### REQUIREMENT
Each line in the material below, starting at the one with "Convert this diagram to TikZ code." and ending at the one with "(0,0) rectangle (697,384);", is to be reproduced exactly; no picture is to be copied.

### RECORD EXTRACTS
----

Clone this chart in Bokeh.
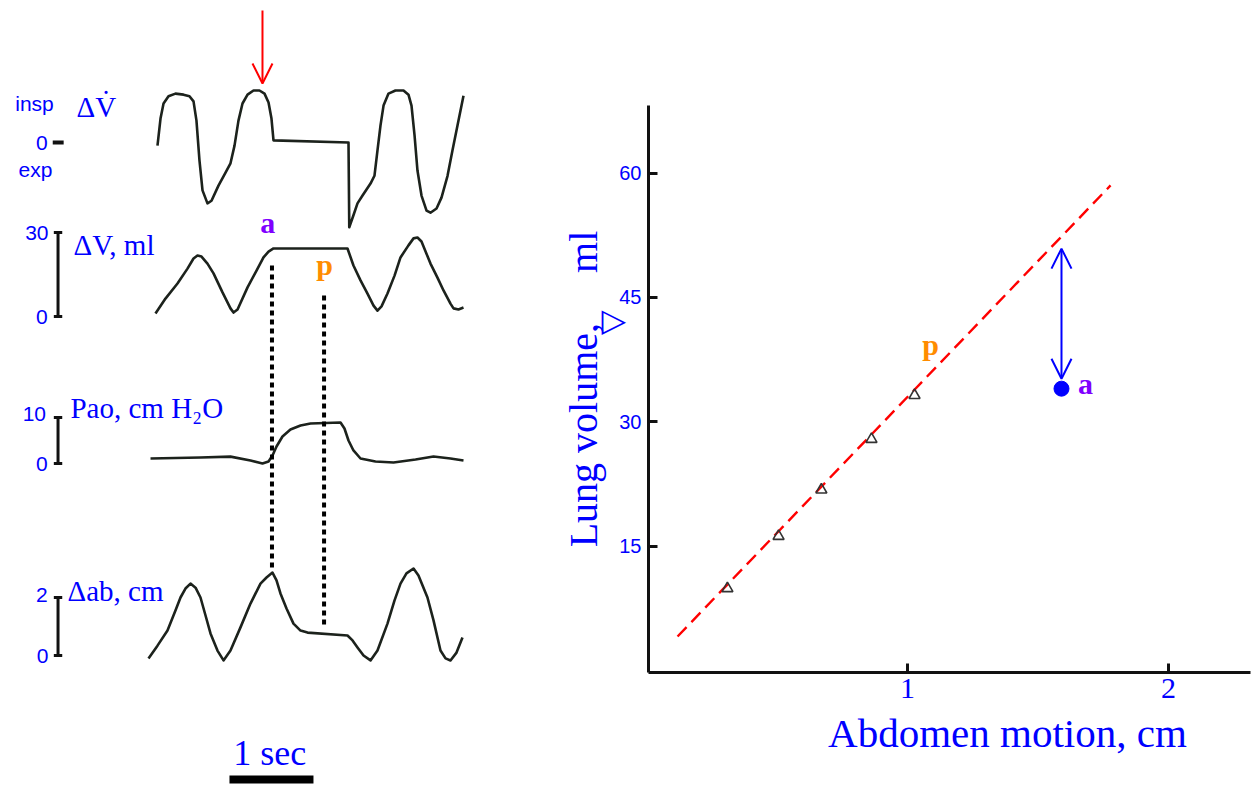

----

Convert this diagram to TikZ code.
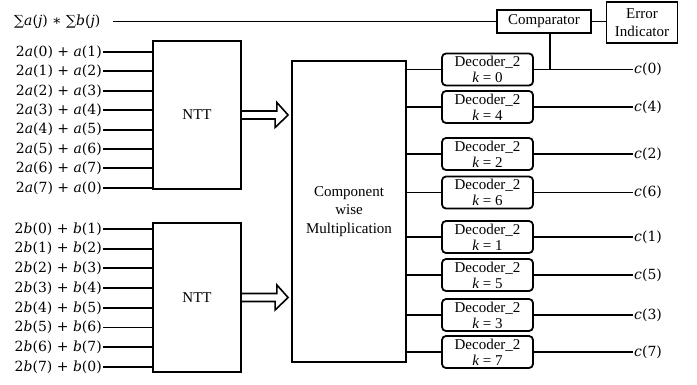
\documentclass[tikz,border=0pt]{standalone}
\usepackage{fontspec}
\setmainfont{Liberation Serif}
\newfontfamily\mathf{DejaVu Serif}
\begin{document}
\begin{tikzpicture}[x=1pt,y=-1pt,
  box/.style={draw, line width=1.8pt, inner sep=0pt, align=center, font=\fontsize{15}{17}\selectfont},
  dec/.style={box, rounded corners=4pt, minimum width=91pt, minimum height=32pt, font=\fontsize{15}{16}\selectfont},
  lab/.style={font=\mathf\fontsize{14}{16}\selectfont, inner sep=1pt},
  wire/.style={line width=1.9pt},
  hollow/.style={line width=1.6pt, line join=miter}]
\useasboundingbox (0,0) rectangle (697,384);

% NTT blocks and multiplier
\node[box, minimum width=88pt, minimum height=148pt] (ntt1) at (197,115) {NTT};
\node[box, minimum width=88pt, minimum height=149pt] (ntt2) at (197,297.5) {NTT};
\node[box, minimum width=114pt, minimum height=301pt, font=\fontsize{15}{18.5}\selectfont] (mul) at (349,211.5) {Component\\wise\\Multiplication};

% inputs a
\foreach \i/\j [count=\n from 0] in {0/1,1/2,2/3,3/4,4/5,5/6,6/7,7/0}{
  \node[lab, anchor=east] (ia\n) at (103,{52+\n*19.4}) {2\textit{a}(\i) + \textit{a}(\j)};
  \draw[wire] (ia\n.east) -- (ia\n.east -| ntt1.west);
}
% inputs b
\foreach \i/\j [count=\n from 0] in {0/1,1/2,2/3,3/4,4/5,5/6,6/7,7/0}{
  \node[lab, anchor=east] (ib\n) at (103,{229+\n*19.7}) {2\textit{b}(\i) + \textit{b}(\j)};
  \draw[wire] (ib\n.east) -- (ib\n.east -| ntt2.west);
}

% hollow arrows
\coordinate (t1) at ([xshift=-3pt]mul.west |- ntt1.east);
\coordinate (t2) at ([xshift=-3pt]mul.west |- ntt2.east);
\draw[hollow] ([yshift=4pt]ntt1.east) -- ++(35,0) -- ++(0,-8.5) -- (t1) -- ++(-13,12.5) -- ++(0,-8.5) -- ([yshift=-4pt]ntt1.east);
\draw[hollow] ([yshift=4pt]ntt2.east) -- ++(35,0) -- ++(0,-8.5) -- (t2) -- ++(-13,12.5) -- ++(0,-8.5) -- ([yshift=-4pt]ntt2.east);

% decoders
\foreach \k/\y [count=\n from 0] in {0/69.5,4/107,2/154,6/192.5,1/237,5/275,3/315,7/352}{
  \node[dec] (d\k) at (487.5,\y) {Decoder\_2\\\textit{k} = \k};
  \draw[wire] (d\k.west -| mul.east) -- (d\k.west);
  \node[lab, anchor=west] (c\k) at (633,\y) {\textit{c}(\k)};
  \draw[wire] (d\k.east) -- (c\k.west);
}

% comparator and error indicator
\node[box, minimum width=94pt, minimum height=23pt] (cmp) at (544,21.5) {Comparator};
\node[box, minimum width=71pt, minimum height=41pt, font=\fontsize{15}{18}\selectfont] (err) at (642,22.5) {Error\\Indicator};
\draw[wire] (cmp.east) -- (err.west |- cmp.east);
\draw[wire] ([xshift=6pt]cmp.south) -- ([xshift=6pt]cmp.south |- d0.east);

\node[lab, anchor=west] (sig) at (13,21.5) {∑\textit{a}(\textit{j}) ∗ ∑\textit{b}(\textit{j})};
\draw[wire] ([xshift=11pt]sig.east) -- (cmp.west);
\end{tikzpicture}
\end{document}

----

### WORKED SOLUTION
Convert this diagram to TikZ code.
\documentclass[tikz,border=0pt]{standalone}
\usepackage{fontspec}
\setmainfont{Liberation Serif}
\newfontfamily\mathf{DejaVu Serif}
\begin{document}
\begin{tikzpicture}[x=1pt,y=-1pt,
  box/.style={draw, line width=1.8pt, inner sep=0pt, align=center, font=\fontsize{15}{17}\selectfont},
  dec/.style={box, rounded corners=4pt, minimum width=91pt, minimum height=32pt, font=\fontsize{15}{16}\selectfont},
  lab/.style={font=\mathf\fontsize{14}{16}\selectfont, inner sep=1pt},
  wire/.style={line width=1.9pt},
  hollow/.style={line width=1.6pt, line join=miter}]
\useasboundingbox (0,0) rectangle (697,384);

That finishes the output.